Figure 5A was the sputum cytology findings for Patient P23, who was a 56-year-old female non-smoker diagnosed with stage IVA pulmonary sarcomatoid carcinoma. TP53 c.993 + 1G > C and PIK3CA p.H1047R were detected from both the matched tissue and sputum supernatant samples but were undetected from the sputum sediment sample. With no actionable mutations detected, she received pemetrexed, carboplatin, and bevacizumab as front-line therapy.
Figure 5B was the sputum cytology findings for Patient P27 was a 55-year-old male smoker diagnosed with stage IVB well-differentiated squamous cell lung carcinoma. EGFR exon 19 deletion E746_A750 (19del) was detected from his matched tissue, plasma, and sputum supernatant samples, but was undetected from the sputum sediment sample. His disease achieved partial response with cisplatin, paclitaxel, and pembrolizumab as the front-line regimen. Upon detection of EGFR 19del, he received icotinib as the second-line regimen.
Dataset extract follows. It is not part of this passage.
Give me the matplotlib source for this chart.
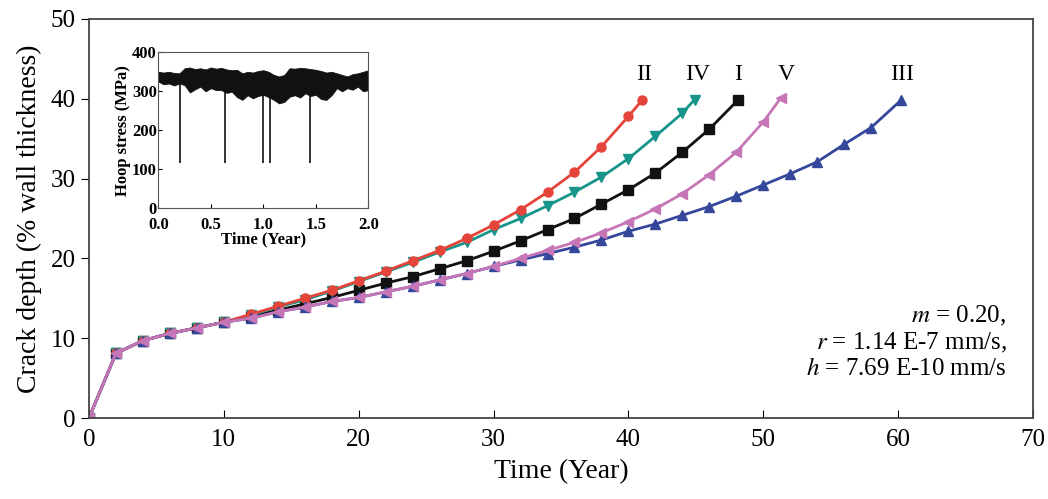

Figure 5C was the sputum cytology findings for Patient P41was a 66-year-old female non-smoker diagnosed with stage IVB poorly-differentiated lung adenocarcinoma. EGFR 19del was detected from all her matched samples, including tissue, plasma, sputum supernatant, and sputum sediment samples. In addition to the EGFR 19del, EGFR copy number amplification and TP53 c.783-1G > T were detected from her tissue samples, which were undetected in the other sample types. She received icotinib as the front-line regimen and achieved complete response.